I can definitely see areas in the bugs we hit, and the speed with which we were able to discover and diagnose them, where the QA team can improve our performance. However, I think ultimately the slip would have been very difficult to avoid; the SELinux and bootloader bugs were simply too complex to diagnose and fix in time, even though we did discover them with several days to spare in the schedule. The SELinux bugs is one of those perfect storms of a somewhat obscure bug and several complicating circumstances which seems to arise once in a while and seems to be essentially impossible to design out of a six-month release cycle. The bootloader issue is a consequence of the kind of major change which Fedora exists to do: it’s unfortunate, but again, quite difficult to avoid. It is very, very difficult for a large and complex project like anaconda to figure out such a consequence of the grub2/gpt change in advance. It would have been possible for QA to discover and diagnose it sooner, though, and we will be extending our validation test case set to include some test cases which ought to aid in the discovery of similar cases in the future.

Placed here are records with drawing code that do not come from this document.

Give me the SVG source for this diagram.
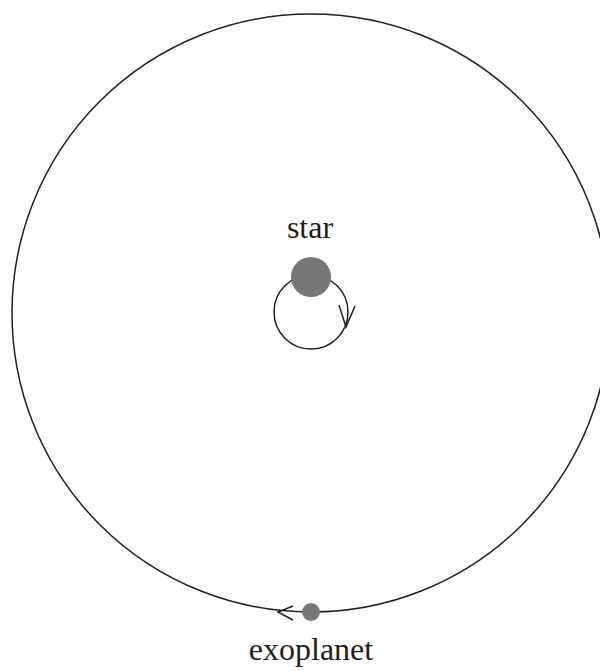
<svg xmlns="http://www.w3.org/2000/svg" width="600" height="671" viewBox="0 0 600 671">
<style>
.orbit{fill:none;stroke:#231f20;stroke-width:1.5}
.body{fill:#77777a}
.lbl{font-family:"Liberation Serif",serif;font-size:32px;fill:#231f20;text-anchor:middle}
</style>
<rect width="600" height="671" fill="#fff"/>
<g id="connectors">
<circle class="orbit" cx="311" cy="313" r="299"/>
<circle class="orbit" cx="311" cy="312" r="37"/>
<polyline class="orbit" points="339,305 346,327 355,306"/>
<polyline class="orbit" points="293,606 278,612 293,620"/>
</g>
<g id="star">
<circle class="body" cx="311" cy="277" r="20"/>
<text class="lbl" x="310" y="238">star</text>
</g>
<g id="exoplanet">
<circle class="body" cx="311" cy="612" r="9"/>
<text class="lbl" x="311" y="660">exoplanet</text>
</g>
</svg>
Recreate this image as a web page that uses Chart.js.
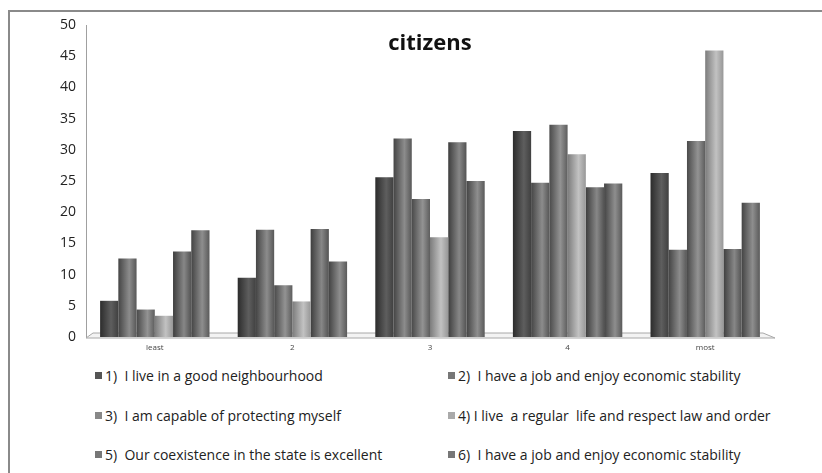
<!DOCTYPE html>
<html>
<head>
<meta charset="utf-8">
<script src="https://cdn.jsdelivr.net/npm/chart.js@4.4.1/dist/chart.umd.min.js"></script>
<style>
    body { margin: 0; background: #fff; font-family: "Open Sans", sans-serif; }
    #wrap { position: relative; width: 822px; height: 473px; overflow: hidden; }
    #frame { position: absolute; left: 8px; top: 10px; width: 840px; height: 490px; border: 2px solid #8a8a8a; box-sizing: border-box; }
    #chartBox { position: absolute; left: 0; top: 0; width: 822px; height: 360px; }
    .legend-item { position: absolute; display: flex; align-items: center; height: 18px; font-size: 14px; color: #222; white-space: pre; }
    .legend-item .box { width: 7px; height: 7px; margin-right: 3px; }
</style>
</head>
<body>
<div id="wrap">
    <div id="frame"></div>
    <div id="chartBox"><canvas id="myBarChart"></canvas></div>
    <div id="legend"></div>
</div>
<script>
const categories = ['least', '2', '3', '4', 'most'];
const seriesLabels = [
    '1)  I live in a good neighbourhood',
    '2)  I have a job and enjoy economic stability',
    '3)  I am capable of protecting myself',
    '4) I live  a regular  life and respect law and order',
    '5)  Our coexistence in the state is excellent',
    '6)  I have a job and enjoy economic stability'
];
const series1 = [5.8, 9.5, 25.6, 33.0, 26.3];
const series2 = [12.6, 17.2, 31.8, 24.7, 14.0];
const series3 = [4.4, 8.3, 22.1, 34.0, 31.4];
const series4 = [3.4, 5.7, 16.0, 29.3, 45.9];
const series5 = [13.7, 17.3, 31.2, 24.0, 14.1];
const series6 = [17.1, 12.1, 25.0, 24.6, 21.5];
const yTicks = [0, 5, 10, 15, 20, 25, 30, 35, 40, 45, 50];

// grey shades for the cylinder look: [left edge, highlight, right edge]
const shades = [
    ['#2c2c2c', '#5e5e5e', '#404040'],
    ['#454545', '#8c8c8c', '#575757'],
    ['#4a4a4a', '#939393', '#5d5d5d'],
    ['#7c7c7c', '#c2c2c2', '#979797'],
    ['#3e3e3e', '#878787', '#535353'],
    ['#444444', '#8e8e8e', '#5a5a5a']
];
const legendColors = ['#555555', '#777777', '#888888', '#aaaaaa', '#777777', '#777777'];

const allSeries = [series1, series2, series3, series4, series5, series6];

// floor of the 3d plot
const floorPlugin = {
    id: 'floor',
    beforeDatasetsDraw(chart) {
        const { ctx, chartArea } = chart;
        const l = chartArea.left, r = chartArea.right, b = chartArea.bottom;
        ctx.save();
        ctx.beginPath();
        ctx.moveTo(l, b + 1);
        ctx.lineTo(l + 7, b - 4);
        ctx.lineTo(r - 11, b - 4);
        ctx.lineTo(r + 1, b + 1);
        ctx.closePath();
        ctx.fillStyle = '#f3f3f3';
        ctx.fill();
        ctx.strokeStyle = '#a8a8a8';
        ctx.lineWidth = 1;
        ctx.stroke();
        ctx.restore();
    }
};

// horizontal gradient on every bar
const shadePlugin = {
    id: 'shade',
    beforeDatasetsDraw(chart) {
        const ctx = chart.ctx;
        chart.data.datasets.forEach((ds, di) => {
            const meta = chart.getDatasetMeta(di);
            meta.data.forEach(bar => {
                const x0 = bar.x - bar.width / 2;
                const x1 = bar.x + bar.width / 2;
                const g = ctx.createLinearGradient(x0, 0, x1, 0);
                g.addColorStop(0, shades[di][0]);
                g.addColorStop(0.6, shades[di][1]);
                g.addColorStop(1, shades[di][2]);
                bar.options = Object.assign({}, bar.options, { backgroundColor: g });
            });
        });
    }
};

const ctx = document.getElementById('myBarChart').getContext('2d');
const chart = new Chart(ctx, {
    type: 'bar',
    data: {
        labels: categories,
        datasets: allSeries.map((values, i) => ({
            label: seriesLabels[i],
            data: values,
            backgroundColor: legendColors[i],
            borderWidth: 0,
            barPercentage: 1,
            categoryPercentage: 0.795
        }))
    },
    options: {
        responsive: true,
        maintainAspectRatio: false,
        animation: false,
        layout: {
            padding: { top: 25, right: 48, bottom: 0, left: 0 }
        },
        scales: {
            y: {
                min: 0,
                max: 50,
                afterFit: scale => { scale.width = 86; },
                afterBuildTicks: scale => { scale.ticks = yTicks.map(v => ({ value: v })); },
                grid: { display: false, drawTicks: false },
                border: { display: true, color: '#a0a0a0', width: 1 },
                ticks: {
                    padding: 10,
                    color: '#222',
                    font: { family: 'Open Sans', size: 14 }
                }
            },
            x: {
                afterFit: scale => { scale.height = 23; },
                grid: { display: false, drawTicks: false },
                border: { display: false },
                ticks: {
                    padding: 6,
                    color: '#444',
                    font: { family: 'Open Sans', size: 8 }
                }
            }
        },
        plugins: {
            legend: { display: false },
            tooltip: { enabled: false },
            title: {
                display: true,
                fullSize: false,
                text: 'citizens',
                color: '#111',
                font: { family: 'Open Sans', size: 22, weight: 'bold' },
                padding: { top: 6, bottom: -32.4 }
            }
        }
    },
    plugins: [floorPlugin, shadePlugin]
});

// legend in two columns, filled row by row
const legendBox = document.getElementById('legend');
const colX = [95, 448];
const rowY = [366, 406, 445];
chart.data.datasets.forEach((ds, i) => {
    const item = document.createElement('div');
    item.className = 'legend-item';
    item.style.left = colX[i % 2] + 'px';
    item.style.top = rowY[Math.floor(i / 2)] + 'px';
    const box = document.createElement('span');
    box.className = 'box';
    box.style.background = legendColors[i];
    const text = document.createElement('span');
    text.textContent = ds.label;
    item.appendChild(box);
    item.appendChild(text);
    legendBox.appendChild(item);
});
</script>
</body>
</html>
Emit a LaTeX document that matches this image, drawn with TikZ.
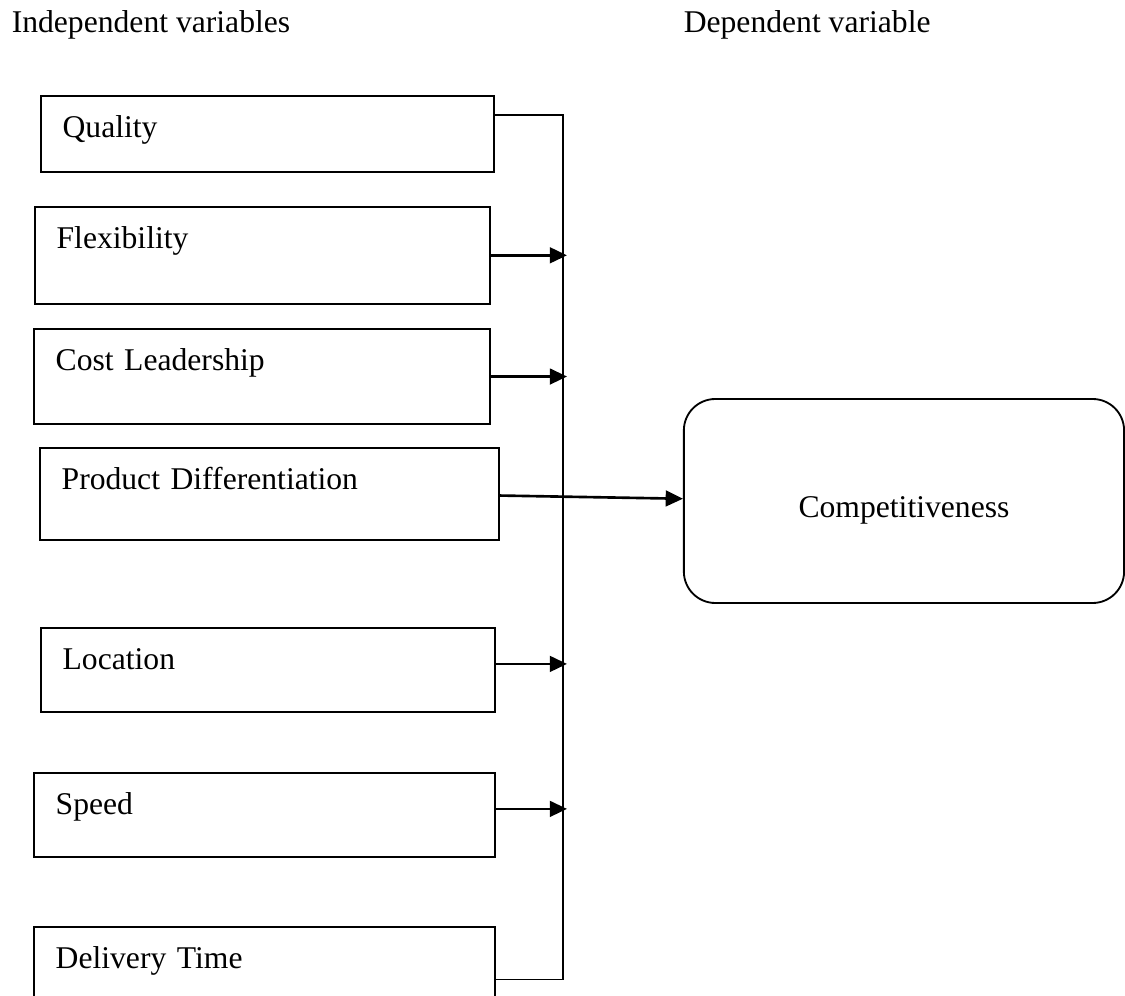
\documentclass[tikz,border=0pt]{standalone}
\usepackage{fontspec}
\setmainfont{Liberation Serif}
\usepackage{tikz}
\usetikzlibrary{arrows.meta, positioning, calc}
\tikzstyle{arrow} = [-{Triangle[length=2.3mm, width=2.1mm]}, line width=1pt]

\begin{document}
\begin{tikzpicture}[
  varbox/.style={draw, line width=0.7pt, anchor=north west, align=left, inner xsep=0.29cm, inner ysep=0.25cm, text height=0.3cm, font=\fontsize{12}{14}\selectfont},
  outbox/.style={draw, line width=0.7pt, rounded corners=0.42cm, minimum width=5.87cm, minimum height=2.72cm, text height=0.52cm, text depth=0.09cm, font=\fontsize{12}{14}\selectfont},
  heading/.style={anchor=base west, inner sep=0pt, font=\fontsize{12}{14}\selectfont}
]
\useasboundingbox (0,0) rectangle (15,-13.28);

% Headings
\node[heading] (indep) at (0.15,-0.44) {Independent variables};
\node[heading] (dep) at (9.11,-0.44) {Dependent variable};

% Independent variables
\node[varbox, text width=5.46cm, text depth=0.21cm] (quality) at (0.533,-1.267) {Quality};
\node[varbox, text width=5.49cm, text depth=0.49cm] (flex) at (0.453,-2.747) {Flexibility};
\node[varbox, text width=5.50cm, text depth=0.47cm] (cost) at (0.44,-4.373) {Cost Leadership};
\node[varbox, text width=5.54cm, text depth=0.43cm] (prod) at (0.52,-5.96) {Product Differentiation};
\node[varbox, text width=5.47cm, text depth=0.32cm] (loc) at (0.533,-8.36) {Location};
\node[varbox, text width=5.57cm, text depth=0.32cm] (speed) at (0.44,-10.293) {Speed};
\node[varbox, text width=5.57cm, text depth=0.40cm] (deliv) at (0.44,-12.347) {Delivery Time};

% Dependent variable
\node[outbox] (comp) at (12.053,-6.68) {Competitiveness};

% Collecting line
\coordinate (bus) at (7.507,0);
\coordinate (tip) at (7.56,0);
\draw[line width=0.7pt] ([yshift=0.25cm]quality.east) -- ([yshift=0.25cm]quality.east -| bus)
  -- ([yshift=-0.1cm]deliv.east -| bus) -- ([yshift=-0.1cm]deliv.east);

% Arrows
\draw[arrow] (flex.east) -- (flex.east -| tip);
\draw[arrow] (cost.east) -- (cost.east -| tip);
\draw[arrow] ([yshift=0.08cm]loc.east) -- ([yshift=0.08cm]loc.east -| tip);
\draw[arrow] ([yshift=0.08cm]speed.east) -- ([yshift=0.08cm]speed.east -| tip);
\draw[arrow] ([yshift=-0.02cm]prod.east) -- ([yshift=0.03cm]comp.west);

\end{tikzpicture}
\end{document}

Well, I hope that helped to clarify some of the considerations that go into making (and delaying) a Fedora release!
As of this month, I am Red Hat’s Fedora QA team lead, which means I’m responsible for directing the efforts of the Red Hat staff who form a part of the Fedora QA team. Combined with my existing community manager role, this means I’m probably in the position of being the ‘point person’ for Fedora QA, responsible for ensuring we do our job of validating releases and pre-releases comprehensively and promptly. I’m still learning in the role and definitely feel that I’m not quite living up to the high standard set by James Laska yet, but I’m hoping to learn the lessons from each pre-release as we go and try to do a better job of ensuring the team gets the necessary testing done efficiently. Any errors or sub-par performance by the QA team in this release should be considered to rest on my shoulders, not those of the other RH staff and community members who make up the team, all of whom did sterling work. In particular I’d be remiss not to thank (if I may presume to do so) Tim Flink, Andre Robatino, Athmane Madjouj, Jóhann Guðmundsson, Mads Killerich, Thomas Gilliard, Dennis Gilmore, and the anaconda and selinux teams for going far above and beyond the call of duty in trying to get the release out on time. I know we all gave it our best shot.
We’re pretty confident that we’ll be able to get the Beta out with just the one week’s delay, so look out for it on 2011-10-04. It should be an exciting release, and thanks to this strict release validation process, it may be a bit late, but it should be a pretty solid Beta.